Start-up that restores hearing achieves sound success

A runner-up at Ireland’s 2009 BT Young Scientist and Technology Exhibition has evolved into a web-based company that is a corporate exhibitor at this year’s show. The Sound of Silence project, developed by students and a physics professor at Ursuline College Sligo, investigated a therapy for people suffering from temporary tinnitus, or ringing in the ears. After the project won the Health Research Board’s prize for innovation, the four-person team developed the technology into the company Restored Hearing (www.restoredhearing.ie), which was launched in August 2009.

Temporary tinnitus is caused by exposure to loud environments, such as listening to loud music or operating loud machinery. This noise can damage the sound receptor cells in the cochlea — the part of the ear that converts wave-vibrations into electric signals before sending these signals to the brain. When these receptor cells, or tiny hairs, are bent during exposure to loud noise, they continue to send signals to the brain even after exposure to the noise has ceased.

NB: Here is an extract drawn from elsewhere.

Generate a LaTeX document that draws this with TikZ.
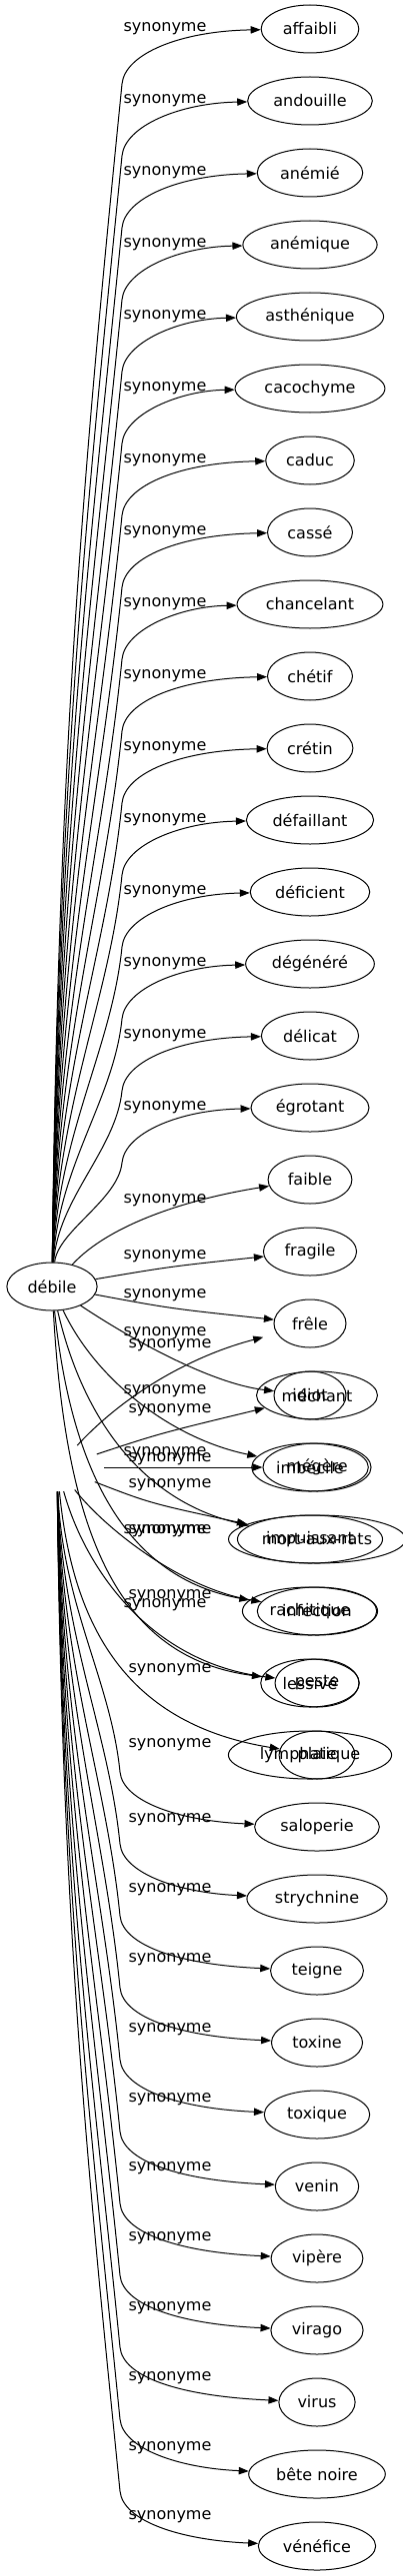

Restored Hearing offers web-based therapy based on sound and wave theory, using a low hum to stimulate the cochlear hairs of the ear that may have been damaged. The therapy helps the hairs return to an upright position. The online therapy, which takes one minute, simply requires a broadband connection and a pair of external earphones. Trials have shown a 99% success rate, and the company has received sales and interest in the U.K., Europe, and North America. Restored Hearing now is a client company of NovaUCD, the TTO of University College Dublin, and next plans to investigate the therapy’s effect on permanent tinnitus.